The spacecraft is currently in a 35-hour elliptical orbit
which brings it 107 miles (172 kilometers) above the surface of
Mars at its closest approach to the planet. The operations
team at JPL and Lockheed Martin Astronautics, Denver, CO, will
begin to reduce that orbit using a more moderate level of
aerobraking that will slowly bring the spacecraft into the
desired nearly circular mapping orbit. Aerobraking, a
technique first demonstrated in the summer of 1993 during the
final months of the Magellan mission to Venus, allows a
spacecraft to lower its orbit without relying on propellant, by
using the drag produced by a planet's atmosphere.
"There are several types of desirable orbits for us to
consider in the next several weeks that will give us global
coverage of the planet and yield all of the science data we
expected to return," Cunningham said. "In the meantime, the
instruments are performing marvelously, and we will continue
gathering new science data as we begin to reduce the
spacecraft's altitude and bring it down into the upper Martian
atmosphere. Even if we wind up in an elliptical orbit, we will
have an opportunity to study Mars at closer range than we
originally planned because the spacecraft's periapsis -- or
closest passage over Mars -- will be closer than the 234-mile
(378-kilometer) circular orbit that was to be its original
mapping distance."
The spacecraft's current orbit was raised Oct. 12 after the
flight operations team observed that the unlatched solar panel
had moved more than 20 degrees and beyond what should have been
its fully deployed and latched position. Significant movement
was observed on periapsis 15 -- or the 15th closest pass over
Mars, which occurred on Oct. 6 -- when the Martian atmosphere
had become twice as dense as it had been during previous
passes. The thickness of the atmosphere amounted to a 50
percent increase in pressure over what was expected on the
spacecraft's solar array.
Although atmospheric variations like these were anticipated
as the seasons change on Mars, the spacecraft's orbit was
raised by about seven miles (11 kilometers) to adjust the
pressure level. Subsequent motion of the panel at periapsis 16
through 18 caused the flight team to raise the orbit further on
Oct. 12, taking the spacecraft out of the atmosphere altogether.
"The investigation of the unexpected motion of the
unlatched panel led us to identify a secondary source of damage
in the yoke, a piece of structure that connects the solar panel
to the spacecraft," Cunningham said. "This secondary source of
damage was a result of the failure of the damper arm that
jammed in the panel's hinge joint shortly after launch, when
the solar panels were initially deployed."
Mechanical stress analysis tests suggest that the yoke -- a
triangular, aluminum honeycomb material sandwiched between two
sheets of graphite epoxy -- probably fractured on one surface.
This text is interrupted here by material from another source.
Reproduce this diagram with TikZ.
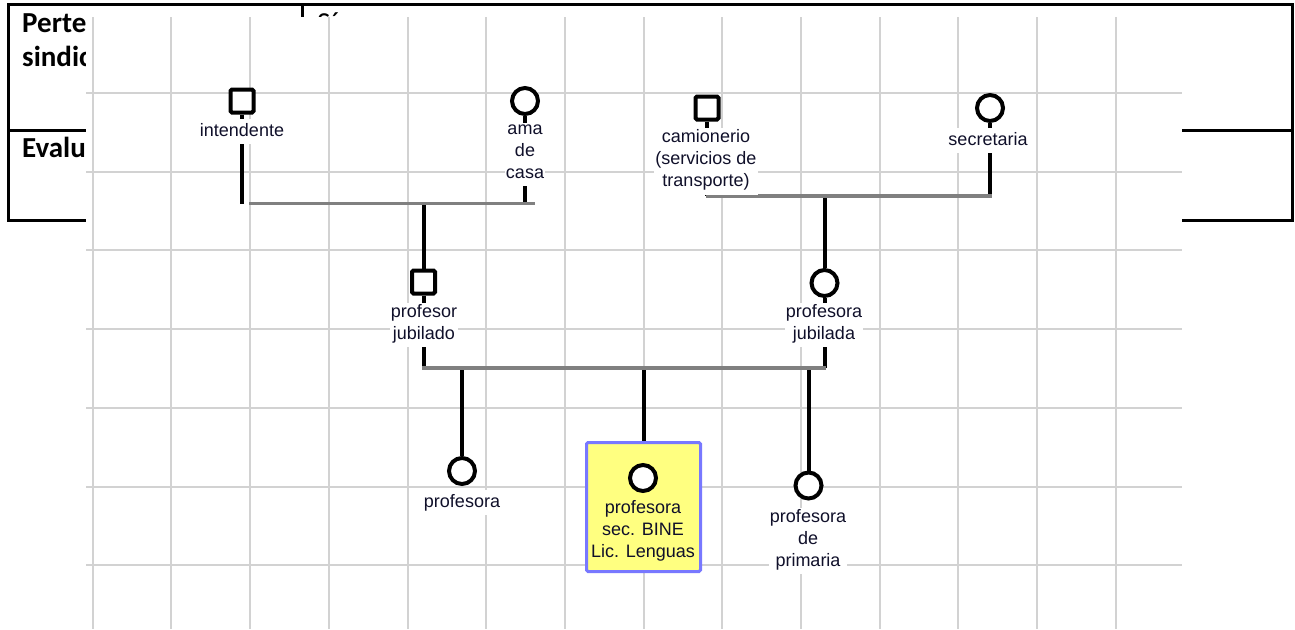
\documentclass[tikz,border=0pt]{standalone}
\usepackage{fontspec}
\setmainfont{Liberation Sans}
\newfontfamily\calibri{Carlito}
\definecolor{gridgray}{HTML}{D2D2D2}
\definecolor{couplegray}{HTML}{808080}
\definecolor{egofill}{HTML}{FFFF80}
\definecolor{egoline}{HTML}{7878FF}
\definecolor{labeltext}{HTML}{10102A}
\pgfdeclarelayer{back}
\pgfdeclarelayer{lines}
\pgfsetlayers{back,lines,main}
\begin{document}
\begin{tikzpicture}[x=1pt,y=-1pt,
  tbl/.style={line width=3pt,line cap=rect},
  gridline/.style={draw=gridgray,line width=2pt},
  male/.style={rectangle,draw=black,fill=white,line width=4pt,minimum size=23pt,inner sep=0pt,rounded corners=1.5pt},
  female/.style={circle,draw=black,fill=white,line width=4pt,minimum size=26pt,inner sep=0pt},
  egobox/.style={rectangle,draw=egoline,fill=egofill,line width=3pt,minimum width=114pt,minimum height=129pt,rounded corners=1.5pt,inner sep=0pt},
  lbl/.style={fill=white,text=labeltext,inner xsep=1pt,inner ysep=1.5pt,align=center,font=\fontsize{18}{22}\selectfont,execute at begin node=\strut,execute at end node=\strut},
  link/.style={line width=4pt,draw=black},
  couple/.style={line width=3.5pt,draw=couplegray},
  tabtext/.style={font=\calibri\fontsize{29}{34}\selectfont,anchor=base west,inner sep=0pt},
  tabbold/.style={tabtext,font=\calibri\bfseries\fontsize{29}{34}\selectfont}
]
\useasboundingbox (0,0) rectangle (1295,629);

% symbols
\node[male] (int) at (242,101) {};
\node[female] (ama) at (525,101) {};
\node[male] (cam) at (707,108) {};
\node[female] (sec) at (990,108) {};
\node[male] (pj) at (423.5,282) {};
\node[female] (pja) at (824.5,283) {};
\node[female] (p1) at (462,471) {};
\node[egobox] (ego) at (643.5,507) {};
\node[female] (egoc) at (643,478) {};
\node[female] (p3) at (808.5,485.5) {};

% labels
\node[lbl] (int-l) at (242,131.6) {intendente};
\node[lbl] (ama-l) at (525,154.6) {ama\\de\\casa};
\node[lbl] (cam-l) at (706,161.6) {camionerio\\(servicios de\\transporte)};
\node[lbl] (sec-l) at (988,140.6) {secretaria};
\node[lbl] (pj-l) at (424,325) {profesor\\jubilado};
\node[lbl] (pja-l) at (824,325) {profesora\\jubilada};
\node[lbl] (p1-l) at (462,502.6) {profesora};
\node[lbl,fill=none] (ego-l) at (643,532.6) {profesora\\sec. BINE\\Lic. Lenguas};
\node[lbl] (p3-l) at (808,541) {profesora\\de\\primaria};

% couple line ends
\coordinate (L1) at (249,203.5);
\coordinate (L2) at (535,203.5);
\coordinate (R1) at (706,195.8);
\coordinate (R2) at (992,195.8);
\coordinate (B1) at (422,368);
\coordinate (B2) at (826,368);

\begin{pgfonlayer}{back}
  \fill[white] (0,0) rectangle (1295,629);
  \draw[tbl] (8,4) -- (1292,4) -- (1292,220) -- (8,220) -- cycle;
  \draw[tbl] (8,130) -- (1292,130);
  \draw[tbl] (302,4) -- (302,130);
  \node[tabbold] (t1) at (22,32) {Perte};
  \node[tabbold] (t2) at (22,66) {sindic};
  \node[tabbold] (t3) at (22,157) {Evalu};
  \node[tabtext] (t4) at (317,32) {Sí};
  \fill[white] (86,17) rectangle (1182,629);
  \foreach \i in {0,...,13}
    \draw[gridline] ({92.7+78.7*\i},17) -- ({92.7+78.7*\i},629);
  \foreach \j in {0,...,6}
    \draw[gridline] (86,{93+78.7*\j}) -- (1182,{93+78.7*\j});
\end{pgfonlayer}

\begin{pgfonlayer}{lines}
  \draw[link] (int.south) -- (int.south |- L1);
  \draw[link] (ama.south) -- (ama.south |- L2);
  \draw[link] (cam.south) -- (cam.south |- R1);
  \draw[link] (sec.south) -- (sec.south |- R2);
  \draw[link] (pj.north |- L1) -- (pj.north);
  \draw[link] (pja.north |- R1) -- (pja.north);
  \draw[link] (pj.south) -- (pj.south |- B1);
  \draw[link] (pja.south) -- (pja.south |- B2);
  \draw[link] (p1.north |- B1) -- (p1.north);
  \draw[link] (ego.north |- B1) -- (ego.north);
  \draw[link] (p3.north |- B1) -- (p3.north);
  \draw[couple] (L1) -- (L2);
  \draw[couple] (R1) -- (R2);
  \draw[couple] (B1) -- (B2);
\end{pgfonlayer}
\end{tikzpicture}
\end{document}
The analysis further suggests that the fractured surface, with
increased pressure on the panel during aerobraking, began to
pull away from the aluminum honeycomb beneath it.
"Aerobraking will be reinitiated at 0.2 newtons per square
meter (0.00003 pounds per square inch), which is about one-
third of the original aerobraking level," Cunningham said.
"This is a pressure that we currently believe is safe but we
will continue to work with ground tests, analysis and close
monitoring of in-flight spacecraft data to assure that it is safe."
"Aerobraking will take much longer, perhaps eight to 12
months, at this more gradual rate. In the meantime, we will
continue collecting science data and work in the next several
weeks toward selection of the best possible orbit to fulfill
the science objectives of the mapping mission," Cunningham said.
A new color image from the MGS Mars Orbiter Camera of the
giant volcano Olympus Mons is available on the Internet at the
following URL:
http://barsoom.msss.com/mars/global_surveyor/camera/images/index.html
Additional information about the Mars Global Surveyor
mission is available on the World Wide Web by accessing JPL's
Mars news site at URL:
http://www.jpl.nasa.gov/marsnews
or the Global Surveyor project home page at URL:
http://mars.jpl.nasa.gov.
Mars Global Surveyor is part of a sustained program of Mars
exploration, known as the Mars Surveyor Program. The mission
is managed by the Jet Propulsion Laboratory for NASA's Office
of Space Science, Washington, DC. JPL's industrial partner is
Lockheed Martin Astronautics, Denver, CO, which developed and
operates the spacecraft. JPL is a division of the California
Institute of Technology, Pasadena, CA.